EIGHTEEN
I’ve been to the edge of myself and back again, and every time, I return different. I return remade, barely recognizing who I was before all this began. After my first stay, I was different. After my first surgery, I was different. After every surgery, different. For more times than I can count, I end another admission at the Clinic, again. Each of these hospital stays takes something from me, pieces of myself that don’t survive the nights, the frustration, the pain. Letting go feels less like strength and more like survival—like the fee for the ferryman.
I’ve watched myself weep, scream, and be made new. Every month for the last year, my body has been manipulated by doctors, nurses, strangers—each one altering me. When I began here, I was not happy; I did not have shape or substance. I was not as happy as I intended to be. I was not where I intended to be. And now, I am approaching. I am becoming. I am almost home if home is where I am safe and happy. If home is where my body is my own and I am cared for and cared about.
This year has been more than a test of my body—it’s been a reckoning. In the moments and spaces where I felt most powerless, stripped of control and reliant on others to piece me back together, I found something I didn’t want: meaning. I found that I had to be made of more than flesh. I found that I had to remain whole. I didn’t want meaning in any of this, but when a member of the staff I’ve seen every time I’m here quotes something back to me that I said to them a year ago, the meaning finds me.

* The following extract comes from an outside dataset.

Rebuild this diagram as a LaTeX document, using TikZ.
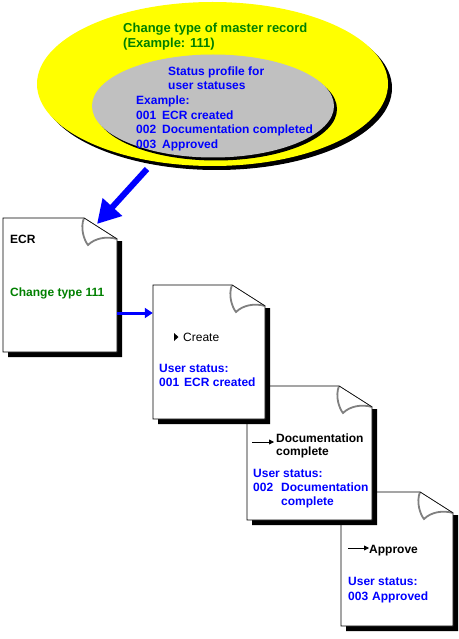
\documentclass[tikz,border=0pt]{standalone}
\usepackage{fontspec}
\setmainfont{Liberation Sans}
\usetikzlibrary{arrows.meta,fit,shapes.geometric}
\definecolor{tgreen}{RGB}{0,128,0}
\definecolor{tblue}{RGB}{0,0,255}
\definecolor{tyellow}{RGB}{255,255,0}
\definecolor{tgray}{RGB}{192,192,192}
\definecolor{curlgray}{RGB}{128,128,128}
\tikzset{
  txt/.style={anchor=base west, inner sep=0pt, font=\fontsize{12}{14}\selectfont\bfseries},
  gtxt/.style={txt, text=tgreen},
  btxt/.style={txt, text=tblue},
  ttl/.style={anchor=base west, inner sep=0pt, font=\fontsize{13}{15}\selectfont\bfseries, text=tgreen},
  bigarrow/.style={draw=tblue, line width=6pt, -{Triangle[length=23pt,width=25pt]}},
  linkarrow/.style={draw=tblue, line width=3pt, -{Triangle[length=8pt,width=10pt]}},
  smallarrow/.style={draw=black, line width=0.8pt, -{Triangle[length=5pt,width=5pt]}},
  docshadow/.style={fill=black, draw=none},
}
\newcommand\drawdoc[5]{%
  \path[docshadow] (#4,#3+23) -- (#4+5,#3+23) -- (#4+5,#5+5) -- (#2+5,#5+5) -- (#2+5,#5) -- (#4,#5) -- cycle;
  \draw[fill=white, line width=0.9pt] (#2,#3) -- (#4-33,#3) -- (#4,#3+21) -- (#4,#5) -- (#2,#5) -- cycle;
  \draw[fill=white, draw=curlgray, line width=1.8pt] (#4-33,#3) .. controls (#4-37,#3+10) and (#4-33,#3+22) .. (#4-29,#3+27) .. controls (#4-22,#3+20) and (#4-10,#3+18) .. (#4,#3+21);
  \draw[line width=0.5pt] (#4-33,#3) -- (#4,#3+21);
  \node[fit={(#2,#3) (#4,#5)}, inner sep=0pt] (#1) {};
}
\begin{document}
\begin{tikzpicture}[x=1pt,y=-1pt]
\useasboundingbox (0,0) rectangle (458,639);
% master record ellipse
\node[ellipse, fill=black, minimum width=351pt, minimum height=164pt, inner sep=0pt] (mastershadow) at (216.5,88) {};
\node[ellipse, fill=tyellow, minimum width=351pt, minimum height=164pt, inner sep=0pt] (master) at (212.5,84) {};
\node[ellipse, fill=black, minimum width=242pt, minimum height=103pt, inner sep=0pt] (profileshadow) at (216,109) {};
\node[ellipse, fill=tgray, minimum width=242pt, minimum height=103pt, inner sep=0pt] (profile) at (213,106) {};
\node[ttl] (t1) at (123,33) {Change type of master record};
\node[ttl] (t2) at (123,48) {(Example: 111)};
\node[btxt] (p1) at (168,76) {Status profile for};
\node[btxt] (p2) at (168,90) {user statuses};
\node[btxt] (p3) at (136,105) {Example:};
\node[btxt] (p4) at (136,120) {\makebox[26pt][l]{001}ECR created};
\node[btxt] (p5) at (136,134) {\makebox[26pt][l]{002}Documentation completed};
\node[btxt] (p6) at (136,149) {\makebox[26pt][l]{003}Approved};
% documents, back to front
\drawdoc{approve}{341}{492}{453}{626}
\drawdoc{doccomp}{247}{386}{372}{520}
\drawdoc{create}{153}{285}{265}{419}
\drawdoc{ecr}{3}{218}{117}{352}
% ECR text
\node[txt] (e1) at (10,243) {ECR};
\node[gtxt] (e2) at (10,296) {Change type 111};
% Create text
\fill[black] (174,333) -- (178.5,337) -- (174,341) -- cycle;
\node[anchor=base west, inner sep=0pt, font=\fontsize{12}{14}\selectfont] (c1) at (183,341) {Create};
\node[btxt] (c2) at (159,372) {User status:};
\node[btxt] (c3) at (159,386) {\makebox[25pt][l]{001}ECR created};
% Documentation complete text
\coordinate (a2s) at (252,442);
\coordinate (a2e) at (274,442);
\draw[smallarrow] (a2s) -- (a2e);
\node[txt] (d1) at (276,442) {Documentation};
\node[txt] (d2) at (276,455) {complete};
\node[btxt] (d3) at (253,477) {User status:};
\node[btxt] (d4) at (253,491) {\makebox[28pt][l]{002}Documentation};
\node[btxt] (d5) at (281,505) {complete};
% Approve text
\coordinate (a3s) at (348,548);
\coordinate (a3e) at (369,548);
\draw[smallarrow] (a3s) -- (a3e);
\node[txt] (f1) at (369,553) {Approve};
\node[btxt] (f2) at (348,585) {User status:};
\node[btxt] (f3) at (348,600) {\makebox[24pt][l]{003}Approved};
% connectors
\coordinate (bigstart) at (147,169);
\coordinate (bigend) at (97,224);
\draw[bigarrow] (bigstart) -- (bigend);
\draw[linkarrow] (ecr.east |- 0,313) -- (create.west |- 0,313);
\end{tikzpicture}
\end{document}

I wouldn’t say anything I’ve experienced in the last year was that awful. I’ve considered myself lucky in many ways. I’ve had a years’ worth of medical treatment I’ve paid nothing for. I’ve woken up from every surgery. I’ve been surrounded by love, support, and access. I’ve seen the Pacific Ocean, I’ve fallen in love, I’ve held my friends. I’ve gotten everything I need. I am not who I once was, and I am grateful for that. But there is heaviness in gratitude, there is a reason for it. There are parts I will never get back even though I am whole. I will remain whole. I will remain.